Wacky Apli 4 is a very bold, wide, high contrast, upright, normal x-height font.
Keywords: posters, headlines, logos, packaging, game ui, playful, arcade, retro, quirky, chunky, attention grab, retro flavor, playful branding, stylized display, rounded corners, stencil cuts, blocky, cut-in terminals, squarish bowls.
A heavy, block-built display face with squarish proportions, rounded outer corners, and distinctive internal cut-ins that read like stencil notches. Strokes are largely monolinear in feel, but the sharp, sometimes asymmetrical ink-trap-like bites create a lively rhythm and add strong interior negative shapes. Counters tend toward rectangular forms, and several glyphs feature clipped or stepped terminals that give the alphabet a mechanical, modular texture. The overall spacing and silhouettes are compact and sturdy, prioritizing bold shapes over fine detail.

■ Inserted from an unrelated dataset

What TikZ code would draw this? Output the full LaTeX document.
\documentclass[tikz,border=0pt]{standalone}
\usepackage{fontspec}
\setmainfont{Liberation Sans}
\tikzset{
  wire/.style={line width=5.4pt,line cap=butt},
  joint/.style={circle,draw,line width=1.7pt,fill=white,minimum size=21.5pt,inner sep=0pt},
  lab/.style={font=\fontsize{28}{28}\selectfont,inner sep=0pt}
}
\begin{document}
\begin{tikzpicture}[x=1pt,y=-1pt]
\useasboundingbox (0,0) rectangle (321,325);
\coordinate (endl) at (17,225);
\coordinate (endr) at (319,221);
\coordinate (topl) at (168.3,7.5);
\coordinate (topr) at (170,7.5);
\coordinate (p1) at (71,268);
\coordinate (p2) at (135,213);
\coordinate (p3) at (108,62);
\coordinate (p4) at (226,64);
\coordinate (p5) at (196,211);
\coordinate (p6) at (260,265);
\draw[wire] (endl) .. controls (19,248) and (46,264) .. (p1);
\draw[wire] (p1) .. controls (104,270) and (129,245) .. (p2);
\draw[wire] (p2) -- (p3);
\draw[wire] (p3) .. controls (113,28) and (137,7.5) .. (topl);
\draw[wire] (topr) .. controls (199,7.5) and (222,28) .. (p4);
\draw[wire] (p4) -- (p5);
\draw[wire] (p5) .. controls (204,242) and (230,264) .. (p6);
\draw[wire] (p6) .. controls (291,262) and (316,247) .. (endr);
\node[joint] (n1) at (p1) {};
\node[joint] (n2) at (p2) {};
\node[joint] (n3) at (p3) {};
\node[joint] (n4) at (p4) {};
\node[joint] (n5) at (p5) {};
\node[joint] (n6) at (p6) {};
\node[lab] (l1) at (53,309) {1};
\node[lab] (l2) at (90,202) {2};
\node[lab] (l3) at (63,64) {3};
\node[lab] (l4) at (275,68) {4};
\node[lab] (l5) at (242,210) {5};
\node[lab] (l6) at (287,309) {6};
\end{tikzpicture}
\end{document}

Best suited to headlines and short bursts of text where its bold silhouettes and cut-in details can be appreciated—posters, cover art, packaging, and brand marks with a quirky edge. It can also work for retro-leaning interfaces (such as game UI or event titles) when set at larger sizes and given comfortable spacing.
The letterforms feel energetic and offbeat, mixing a retro, game-like solidity with a mischievous handmade irregularity. The notch cuts and squared curves suggest playful machinery—part arcade cabinet, part cartoon prop—creating a tone that’s attention-grabbing and slightly weird in an intentional way.

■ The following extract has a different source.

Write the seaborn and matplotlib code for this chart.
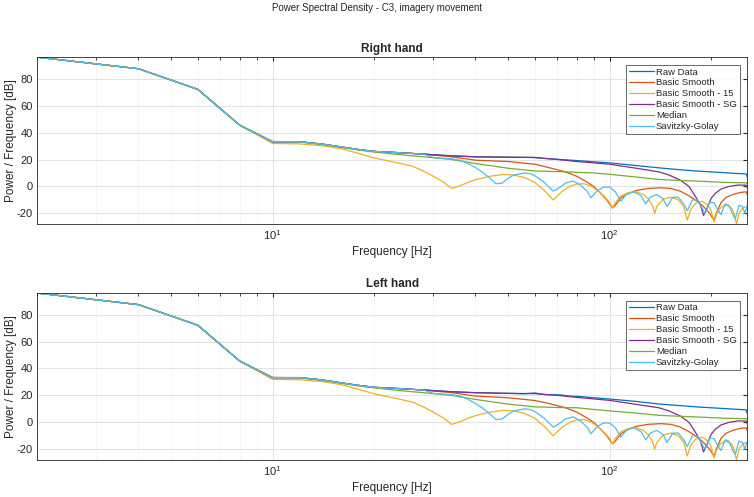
import numpy as np
import pandas as pd
import matplotlib
matplotlib.use("Agg")
import matplotlib.pyplot as plt
import seaborn as sns
from matplotlib.ticker import LogLocator, NullFormatter, FixedLocator, FixedFormatter

sns.set_style("white")
plt.rcParams['font.family'] = ['Liberation Sans Narrow', 'Liberation Sans', 'DejaVu Sans']
plt.rcParams['mathtext.fontset'] = 'custom'
plt.rcParams['mathtext.rm'] = 'Liberation Sans'
plt.rcParams['axes.unicode_minus'] = False

series_names = ["Raw Data", "Basic Smooth", "Basic Smooth - 15",
                "Basic Smooth - SG", "Median", "Savitzky-Golay"]
colors = ["#0072BD", "#D95319", "#EDB120", "#7E2F8E", "#77AC30", "#4DBEEE"]

# ---------------- Right hand (top panel) ----------------
head_f = [2, 4, 6, 8, 10, 12, 14, 16, 18, 20, 24, 28]
head_v = [96, 87.4, 72.1, 45.4, 33.2, 33.2, 31.5, 29.3, 27.4, 26, 25, 24]

raw_f = head_f + [34, 40, 50, 60, 64, 80, 100, 120, 140, 160, 180, 200, 220,
                  240, 254, 256]
raw_v = head_v + [22.7, 22, 21.7, 21.5, 20.8, 19.2, 17.5, 15.5, 13.8, 12.5,
                  11.5, 10.8, 10.2, 9.6, 9.3, 7]

bs_f = head_f + [34, 40, 50, 60, 66, 74, 80, 86, 90, 94, 98, 102, 104, 108,
                 114, 120, 130, 142, 152, 162, 172, 182, 190, 198, 204, 208,
                 214, 222, 232, 244, 254, 256]
bs_v = head_v + [22, 19.5, 18.5, 16.5, 14, 10.8, 7.5, 3, -0.3, -5, -10, -16,
                 -14, -8.5, -5, -3, -1.5, -1, -1.5, -3.5, -7, -11, -15, -20,
                 -25, -19, -12, -8, -6, -4.5, -4, -6]

b15_f = [2, 4, 6, 8, 10, 12, 14, 16, 18, 20, 22, 24, 26, 28, 30, 32, 34, 36,
         38, 40, 44, 48, 52, 56, 60, 64, 68, 72, 76, 80, 84, 88, 92, 96, 100,
         102, 104, 108, 114, 120, 126, 130, 134, 136, 138, 144, 152, 160, 166,
         170, 174, 180, 188, 196, 200, 204, 208, 214, 222, 230, 234, 238, 242,
         248, 256]
b15_v = [96, 87.4, 72.1, 45.4, 31.9, 31.6, 30.3, 28, 24.5, 21.2, 19, 17, 15,
         11.5, 7.5, 3.5, -1.5, 0.5, 3, 5, 7.5, 8.8, 8.5, 6.5, 3, -3, -10, -4,
         0, 1.8, 2, 0.5, -3, -7, -12, -16, -12, -7, -4.5, -4, -6, -9, -14, -20,
         -15, -9.5, -8, -10, -15, -25, -17, -12.5, -11, -14, -18, -26.5, -20,
         -15.5, -14, -16, -20, -28, -20, -16, -15]

bsg_f = head_f + [34, 40, 50, 60, 70, 80, 100, 120, 140, 150, 162, 172, 180,
                  186, 190, 194, 200, 206, 214, 226, 240, 254, 256]
bsg_v = head_v + [22.7, 22, 21.7, 21.5, 20, 18.5, 16.5, 13.5, 10.8, 8.5, 4.7,
                  0, -7.7, -14, -21.5, -17, -9, -5, -2, 0, 1, 1, -1]

med_f = [2, 4, 6, 8, 10, 12, 14, 16, 18, 20, 24, 28, 34, 40, 50, 60, 70, 80,
         90, 100, 120, 140, 160, 180, 200, 220, 254, 256]
med_v = [96, 87.4, 72.1, 45.4, 33.4, 33, 31.2, 29, 27, 25.6, 23.5, 22, 20, 17,
         13.5, 11.5, 11, 10.5, 10, 9, 7, 5.2, 4.5, 4, 3.5, 3, 2.7, 2]

sg_f = head_f + [30, 34, 36, 38, 40, 42, 44, 46, 48, 50, 52, 56, 58, 60, 64,
                 68, 70, 74, 78, 82, 86, 88, 92, 96, 100, 104, 108, 112, 118,
                 124, 128, 132, 138, 144, 148, 154, 160, 166, 170, 176, 182,
                 188, 192, 198, 204, 210, 214, 220, 226, 232, 236, 242, 248,
                 252, 256]
sg_v = head_v + [21.5, 20.5, 19.5, 17, 14, 10.5, 6.5, 2, 2.5, 6, 8.5, 10, 9.5,
                 8, 3, -3.5, -2, 2.5, 4, 1, -4, -8.5, -3, -0.5, -0.5, -4, -11,
                 -6, -4, -7, -13, -8, -6, -9, -15, -8, -8, -13, -18, -10, -10,
                 -16, -20, -12, -12, -18, -21, -13, -14, -21, -24, -14, -15,
                 -20, -14]

# ---------------- Left hand (bottom panel) ----------------
raw_f_b = head_f + [34, 40, 50, 56, 60, 64, 72, 76, 80, 100, 120, 140, 160,
                    180, 200, 220, 240, 254, 256]
raw_v_b = head_v + [22.7, 22, 21.5, 21.2, 21.8, 20.6, 20.3, 19.5, 19.3, 17.3,
                    15.5, 13.6, 12.5, 11.5, 10.8, 10.2, 9.6, 9.3, 6.5]

bs_v_b = head_v + [22, 19.5, 18.2, 16.2, 14, 10.8, 7.5, 3, -0.3, -5, -10, -16,
                   -14, -8.5, -5, -3, -1.5, -1, -1.5, -3.5, -7, -11, -15, -20,
                   -25, -19, -12, -8, -6, -4.5, -4, -6]

bsg_v_b = head_v + [22.7, 22, 21.5, 21.3, 20, 18.5, 16.3, 13.3, 10.8, 8.5,
                    4.7, 0, -7.7, -14, -22, -17, -9, -5, -2, 0, 1, 1, -1]

med_v_b = [96, 87.4, 72.1, 45.4, 33.4, 33, 31.2, 29, 27, 25.6, 23.5, 22, 20,
           17, 13.5, 11.5, 11, 10.8, 9.5, 8.5, 6.8, 5.2, 4.5, 4, 3.5, 3, 2.7, 2]

top_series = [(raw_f, raw_v), (bs_f, bs_v), (b15_f, b15_v), (bsg_f, bsg_v),
              (med_f, med_v), (sg_f, sg_v)]
bottom_series = [(raw_f_b, raw_v_b), (bs_f, bs_v_b), (b15_f, b15_v),
                 (bsg_f, bsg_v_b), (med_f, med_v_b), (sg_f, sg_v)]

fig = plt.figure(figsize=(7.54, 4.97), dpi=100)
fig.text(0.5, 0.983, "Power Spectral Density - C3, imagery movement",
         fontsize=7, ha="center", va="center", color="#262626")
ax_top = fig.add_axes([0.049, 0.549, 0.942, 0.336])
ax_bot = fig.add_axes([0.049, 0.0744, 0.942, 0.336])

for ax, title, ser in [(ax_top, "Right hand", top_series),
                       (ax_bot, "Left hand", bottom_series)]:
    for name, col, (f, v) in zip(series_names, colors, ser):
        df = pd.DataFrame({"f": f, "v": v})
        sns.lineplot(data=df, x="f", y="v", ax=ax, color=col, lw=0.9,
                     label=name, sort=False, estimator=None)
    ax.set_xscale("log")
    ax.set_xlim(2, 256)
    ax.set_ylim(-28, 96)
    ax.xaxis.set_major_locator(FixedLocator([10, 100]))
    ax.xaxis.set_major_formatter(FixedFormatter([r"$10^{1}$", r"$10^{2}$"]))
    ax.xaxis.set_minor_locator(LogLocator(base=10, subs=np.arange(2, 10)))
    ax.xaxis.set_minor_formatter(NullFormatter())
    ax.set_yticks([-20, 0, 20, 40, 60, 80])
    ax.grid(True, which="major", color="#dedede", lw=0.6)
    ax.grid(True, which="minor", color="#e4e4e4", lw=0.5, ls=":")
    ax.tick_params(direction="in", which="both", top=True, right=True,
                   labelsize=8, colors="#262626", length=3, pad=3)
    ax.tick_params(which="minor", length=2)
    for s in ax.spines.values():
        s.set_color("#262626")
        s.set_linewidth(0.6)
    ax.set_xlabel("Frequency [Hz]", fontsize=8.5, color="#262626", labelpad=3)
    ax.set_ylabel("Power / Frequency [dB]", fontsize=8.5, color="#262626")
    ax.yaxis.set_label_coords(-0.028, 0.5)
    ax.set_title(title, fontsize=8.5, fontweight="bold", pad=4)
    leg = ax.legend(loc="upper right", fontsize=6.8, frameon=True,
                    fancybox=False, edgecolor="#262626", borderpad=0.3,
                    labelspacing=0.2, handlelength=2.6, handletextpad=0.25,
                    borderaxespad=0.8)
    leg.get_frame().set_linewidth(0.6)

fig.savefig("out.png", dpi=100)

The design appears intended as a distinctive display face that creates instant personality through carved-in notches and rounded block geometry. Its consistent modular detailing suggests a goal of combining readability at display sizes with a one-off, novelty character that stands apart from standard geometric or grotesque models.
The design relies on pronounced interior cutouts for character, so small sizes and tight tracking may cause counters and notches to visually fill in. Numerals follow the same blocky, cut-in logic, maintaining a consistent display voice across letters and figures.